◆ What the exercise asks ◆
Word for word, retype every entry in the listing.

++++ Material supplied

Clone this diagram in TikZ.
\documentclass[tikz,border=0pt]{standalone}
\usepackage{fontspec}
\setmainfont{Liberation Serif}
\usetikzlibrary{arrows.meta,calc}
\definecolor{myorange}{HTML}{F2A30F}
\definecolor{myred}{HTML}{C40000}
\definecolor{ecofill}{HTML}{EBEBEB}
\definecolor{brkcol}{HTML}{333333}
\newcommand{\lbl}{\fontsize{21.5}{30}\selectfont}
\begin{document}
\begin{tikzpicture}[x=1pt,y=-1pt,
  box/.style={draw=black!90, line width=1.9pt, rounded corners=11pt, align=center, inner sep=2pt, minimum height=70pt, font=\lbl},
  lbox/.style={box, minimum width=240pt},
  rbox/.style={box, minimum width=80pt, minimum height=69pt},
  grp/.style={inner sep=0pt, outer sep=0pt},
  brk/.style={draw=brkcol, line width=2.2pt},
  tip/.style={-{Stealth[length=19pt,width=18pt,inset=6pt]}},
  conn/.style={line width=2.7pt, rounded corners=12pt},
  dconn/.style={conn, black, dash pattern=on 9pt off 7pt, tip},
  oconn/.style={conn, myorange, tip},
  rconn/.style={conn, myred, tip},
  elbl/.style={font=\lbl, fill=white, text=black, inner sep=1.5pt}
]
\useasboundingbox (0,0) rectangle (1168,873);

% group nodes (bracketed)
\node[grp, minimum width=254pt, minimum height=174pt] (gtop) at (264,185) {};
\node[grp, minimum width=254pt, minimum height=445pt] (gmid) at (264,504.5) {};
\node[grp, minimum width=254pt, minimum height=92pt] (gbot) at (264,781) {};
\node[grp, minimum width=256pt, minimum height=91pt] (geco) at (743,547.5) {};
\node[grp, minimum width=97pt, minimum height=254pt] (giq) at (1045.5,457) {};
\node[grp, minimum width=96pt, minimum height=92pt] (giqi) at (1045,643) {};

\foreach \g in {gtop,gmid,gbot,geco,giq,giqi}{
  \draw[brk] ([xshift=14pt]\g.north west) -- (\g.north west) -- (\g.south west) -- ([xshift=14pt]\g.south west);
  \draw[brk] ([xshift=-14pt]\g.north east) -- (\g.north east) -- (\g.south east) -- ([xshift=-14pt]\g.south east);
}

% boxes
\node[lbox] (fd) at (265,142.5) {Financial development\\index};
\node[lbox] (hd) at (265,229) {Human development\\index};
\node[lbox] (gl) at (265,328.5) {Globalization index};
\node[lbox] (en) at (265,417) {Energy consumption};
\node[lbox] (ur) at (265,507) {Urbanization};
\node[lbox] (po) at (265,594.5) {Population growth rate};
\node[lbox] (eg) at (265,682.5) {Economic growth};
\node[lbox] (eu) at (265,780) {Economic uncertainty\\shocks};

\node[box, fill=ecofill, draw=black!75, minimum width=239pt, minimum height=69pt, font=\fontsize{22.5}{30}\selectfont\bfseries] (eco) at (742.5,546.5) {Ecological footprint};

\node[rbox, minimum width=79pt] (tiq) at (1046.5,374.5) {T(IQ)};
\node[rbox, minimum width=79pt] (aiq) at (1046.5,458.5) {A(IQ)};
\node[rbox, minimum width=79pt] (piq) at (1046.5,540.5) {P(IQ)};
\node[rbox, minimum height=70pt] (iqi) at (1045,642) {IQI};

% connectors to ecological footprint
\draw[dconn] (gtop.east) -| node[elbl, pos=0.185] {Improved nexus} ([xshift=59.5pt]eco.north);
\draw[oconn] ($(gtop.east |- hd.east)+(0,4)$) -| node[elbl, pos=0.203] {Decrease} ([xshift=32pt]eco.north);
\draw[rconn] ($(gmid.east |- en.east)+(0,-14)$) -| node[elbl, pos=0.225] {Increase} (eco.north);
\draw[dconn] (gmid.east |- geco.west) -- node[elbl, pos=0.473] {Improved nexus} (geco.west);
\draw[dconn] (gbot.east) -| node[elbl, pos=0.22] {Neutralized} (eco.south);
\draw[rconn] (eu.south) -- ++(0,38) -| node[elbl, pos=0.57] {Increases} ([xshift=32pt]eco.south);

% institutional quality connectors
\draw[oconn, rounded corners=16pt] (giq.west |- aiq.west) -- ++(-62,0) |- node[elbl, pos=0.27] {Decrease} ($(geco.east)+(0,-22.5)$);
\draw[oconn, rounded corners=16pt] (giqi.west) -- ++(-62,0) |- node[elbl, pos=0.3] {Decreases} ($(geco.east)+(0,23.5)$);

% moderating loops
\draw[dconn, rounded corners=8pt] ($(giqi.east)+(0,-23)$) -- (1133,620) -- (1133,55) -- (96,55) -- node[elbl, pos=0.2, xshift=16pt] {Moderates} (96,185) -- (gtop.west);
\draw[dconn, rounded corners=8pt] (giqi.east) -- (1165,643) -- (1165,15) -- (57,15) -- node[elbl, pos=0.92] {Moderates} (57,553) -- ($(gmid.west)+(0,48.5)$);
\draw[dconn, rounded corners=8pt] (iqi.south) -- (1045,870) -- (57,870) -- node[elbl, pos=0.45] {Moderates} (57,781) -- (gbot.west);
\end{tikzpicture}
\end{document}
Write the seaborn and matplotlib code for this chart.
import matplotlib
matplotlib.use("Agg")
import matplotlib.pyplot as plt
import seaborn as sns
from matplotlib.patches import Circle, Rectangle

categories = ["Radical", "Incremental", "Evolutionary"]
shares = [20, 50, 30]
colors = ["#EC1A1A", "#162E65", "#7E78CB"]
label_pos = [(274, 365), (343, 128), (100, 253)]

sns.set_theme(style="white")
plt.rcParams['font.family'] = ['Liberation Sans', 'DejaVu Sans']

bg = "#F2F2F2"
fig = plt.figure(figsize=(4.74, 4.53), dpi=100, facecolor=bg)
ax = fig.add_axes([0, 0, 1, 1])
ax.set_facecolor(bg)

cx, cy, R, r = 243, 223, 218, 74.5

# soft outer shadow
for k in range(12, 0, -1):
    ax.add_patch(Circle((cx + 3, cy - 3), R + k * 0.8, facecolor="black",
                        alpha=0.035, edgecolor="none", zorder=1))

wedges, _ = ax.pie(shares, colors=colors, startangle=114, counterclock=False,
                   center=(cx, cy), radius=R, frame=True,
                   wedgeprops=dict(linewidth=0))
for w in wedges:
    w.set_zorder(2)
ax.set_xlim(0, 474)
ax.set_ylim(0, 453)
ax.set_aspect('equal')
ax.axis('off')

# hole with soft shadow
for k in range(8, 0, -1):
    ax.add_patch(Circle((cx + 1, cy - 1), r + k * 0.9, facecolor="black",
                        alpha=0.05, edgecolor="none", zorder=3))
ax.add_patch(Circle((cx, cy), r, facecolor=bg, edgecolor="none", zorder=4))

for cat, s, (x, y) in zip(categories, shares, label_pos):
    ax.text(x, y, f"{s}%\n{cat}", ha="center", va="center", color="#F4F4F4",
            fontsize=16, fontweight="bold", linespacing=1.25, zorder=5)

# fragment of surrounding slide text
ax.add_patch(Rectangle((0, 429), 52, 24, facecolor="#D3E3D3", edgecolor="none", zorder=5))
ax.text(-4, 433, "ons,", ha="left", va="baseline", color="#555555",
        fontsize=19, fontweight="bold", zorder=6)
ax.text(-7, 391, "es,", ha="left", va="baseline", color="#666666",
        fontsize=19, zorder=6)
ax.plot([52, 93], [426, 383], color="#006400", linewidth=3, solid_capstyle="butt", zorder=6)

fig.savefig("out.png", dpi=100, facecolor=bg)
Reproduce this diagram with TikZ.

++++++++

◆ Result of the task ◆
Clone this diagram in TikZ.
\documentclass[tikz,border=0pt]{standalone}
\usepackage{fontspec}
\setmainfont{Liberation Serif}
\usetikzlibrary{arrows.meta,calc}
\definecolor{myorange}{HTML}{F2A30F}
\definecolor{myred}{HTML}{C40000}
\definecolor{ecofill}{HTML}{EBEBEB}
\definecolor{brkcol}{HTML}{333333}
\newcommand{\lbl}{\fontsize{21.5}{30}\selectfont}
\begin{document}
\begin{tikzpicture}[x=1pt,y=-1pt,
  box/.style={draw=black!90, line width=1.9pt, rounded corners=11pt, align=center, inner sep=2pt, minimum height=70pt, font=\lbl},
  lbox/.style={box, minimum width=240pt},
  rbox/.style={box, minimum width=80pt, minimum height=69pt},
  grp/.style={inner sep=0pt, outer sep=0pt},
  brk/.style={draw=brkcol, line width=2.2pt},
  tip/.style={-{Stealth[length=19pt,width=18pt,inset=6pt]}},
  conn/.style={line width=2.7pt, rounded corners=12pt},
  dconn/.style={conn, black, dash pattern=on 9pt off 7pt, tip},
  oconn/.style={conn, myorange, tip},
  rconn/.style={conn, myred, tip},
  elbl/.style={font=\lbl, fill=white, text=black, inner sep=1.5pt}
]
\useasboundingbox (0,0) rectangle (1168,873);

% group nodes (bracketed)
\node[grp, minimum width=254pt, minimum height=174pt] (gtop) at (264,185) {};
\node[grp, minimum width=254pt, minimum height=445pt] (gmid) at (264,504.5) {};
\node[grp, minimum width=254pt, minimum height=92pt] (gbot) at (264,781) {};
\node[grp, minimum width=256pt, minimum height=91pt] (geco) at (743,547.5) {};
\node[grp, minimum width=97pt, minimum height=254pt] (giq) at (1045.5,457) {};
\node[grp, minimum width=96pt, minimum height=92pt] (giqi) at (1045,643) {};

\foreach \g in {gtop,gmid,gbot,geco,giq,giqi}{
  \draw[brk] ([xshift=14pt]\g.north west) -- (\g.north west) -- (\g.south west) -- ([xshift=14pt]\g.south west);
  \draw[brk] ([xshift=-14pt]\g.north east) -- (\g.north east) -- (\g.south east) -- ([xshift=-14pt]\g.south east);
}

% boxes
\node[lbox] (fd) at (265,142.5) {Financial development\\index};
\node[lbox] (hd) at (265,229) {Human development\\index};
\node[lbox] (gl) at (265,328.5) {Globalization index};
\node[lbox] (en) at (265,417) {Energy consumption};
\node[lbox] (ur) at (265,507) {Urbanization};
\node[lbox] (po) at (265,594.5) {Population growth rate};
\node[lbox] (eg) at (265,682.5) {Economic growth};
\node[lbox] (eu) at (265,780) {Economic uncertainty\\shocks};

\node[box, fill=ecofill, draw=black!75, minimum width=239pt, minimum height=69pt, font=\fontsize{22.5}{30}\selectfont\bfseries] (eco) at (742.5,546.5) {Ecological footprint};

\node[rbox, minimum width=79pt] (tiq) at (1046.5,374.5) {T(IQ)};
\node[rbox, minimum width=79pt] (aiq) at (1046.5,458.5) {A(IQ)};
\node[rbox, minimum width=79pt] (piq) at (1046.5,540.5) {P(IQ)};
\node[rbox, minimum height=70pt] (iqi) at (1045,642) {IQI};

% connectors to ecological footprint
\draw[dconn] (gtop.east) -| node[elbl, pos=0.185] {Improved nexus} ([xshift=59.5pt]eco.north);
\draw[oconn] ($(gtop.east |- hd.east)+(0,4)$) -| node[elbl, pos=0.203] {Decrease} ([xshift=32pt]eco.north);
\draw[rconn] ($(gmid.east |- en.east)+(0,-14)$) -| node[elbl, pos=0.225] {Increase} (eco.north);
\draw[dconn] (gmid.east |- geco.west) -- node[elbl, pos=0.473] {Improved nexus} (geco.west);
\draw[dconn] (gbot.east) -| node[elbl, pos=0.22] {Neutralized} (eco.south);
\draw[rconn] (eu.south) -- ++(0,38) -| node[elbl, pos=0.57] {Increases} ([xshift=32pt]eco.south);

% institutional quality connectors
\draw[oconn, rounded corners=16pt] (giq.west |- aiq.west) -- ++(-62,0) |- node[elbl, pos=0.27] {Decrease} ($(geco.east)+(0,-22.5)$);
\draw[oconn, rounded corners=16pt] (giqi.west) -- ++(-62,0) |- node[elbl, pos=0.3] {Decreases} ($(geco.east)+(0,23.5)$);

% moderating loops
\draw[dconn, rounded corners=8pt] ($(giqi.east)+(0,-23)$) -- (1133,620) -- (1133,55) -- (96,55) -- node[elbl, pos=0.2, xshift=16pt] {Moderates} (96,185) -- (gtop.west);
\draw[dconn, rounded corners=8pt] (giqi.east) -- (1165,643) -- (1165,15) -- (57,15) -- node[elbl, pos=0.92] {Moderates} (57,553) -- ($(gmid.west)+(0,48.5)$);
\draw[dconn, rounded corners=8pt] (iqi.south) -- (1045,870) -- (57,870) -- node[elbl, pos=0.45] {Moderates} (57,781) -- (gbot.west);
\end{tikzpicture}
\end{document}
Write the seaborn and matplotlib code for this chart.
import matplotlib
matplotlib.use("Agg")
import matplotlib.pyplot as plt
import seaborn as sns
from matplotlib.patches import Circle, Rectangle

categories = ["Radical", "Incremental", "Evolutionary"]
shares = [20, 50, 30]
colors = ["#EC1A1A", "#162E65", "#7E78CB"]
label_pos = [(274, 365), (343, 128), (100, 253)]

sns.set_theme(style="white")
plt.rcParams['font.family'] = ['Liberation Sans', 'DejaVu Sans']

bg = "#F2F2F2"
fig = plt.figure(figsize=(4.74, 4.53), dpi=100, facecolor=bg)
ax = fig.add_axes([0, 0, 1, 1])
ax.set_facecolor(bg)

cx, cy, R, r = 243, 223, 218, 74.5

# soft outer shadow
for k in range(12, 0, -1):
    ax.add_patch(Circle((cx + 3, cy - 3), R + k * 0.8, facecolor="black",
                        alpha=0.035, edgecolor="none", zorder=1))

wedges, _ = ax.pie(shares, colors=colors, startangle=114, counterclock=False,
                   center=(cx, cy), radius=R, frame=True,
                   wedgeprops=dict(linewidth=0))
for w in wedges:
    w.set_zorder(2)
ax.set_xlim(0, 474)
ax.set_ylim(0, 453)
ax.set_aspect('equal')
ax.axis('off')

# hole with soft shadow
for k in range(8, 0, -1):
    ax.add_patch(Circle((cx + 1, cy - 1), r + k * 0.9, facecolor="black",
                        alpha=0.05, edgecolor="none", zorder=3))
ax.add_patch(Circle((cx, cy), r, facecolor=bg, edgecolor="none", zorder=4))

for cat, s, (x, y) in zip(categories, shares, label_pos):
    ax.text(x, y, f"{s}%\n{cat}", ha="center", va="center", color="#F4F4F4",
            fontsize=16, fontweight="bold", linespacing=1.25, zorder=5)

# fragment of surrounding slide text
ax.add_patch(Rectangle((0, 429), 52, 24, facecolor="#D3E3D3", edgecolor="none", zorder=5))
ax.text(-4, 433, "ons,", ha="left", va="baseline", color="#555555",
        fontsize=19, fontweight="bold", zorder=6)
ax.text(-7, 391, "es,", ha="left", va="baseline", color="#666666",
        fontsize=19, zorder=6)
ax.plot([52, 93], [426, 383], color="#006400", linewidth=3, solid_capstyle="butt", zorder=6)

fig.savefig("out.png", dpi=100, facecolor=bg)
Reproduce this diagram with TikZ.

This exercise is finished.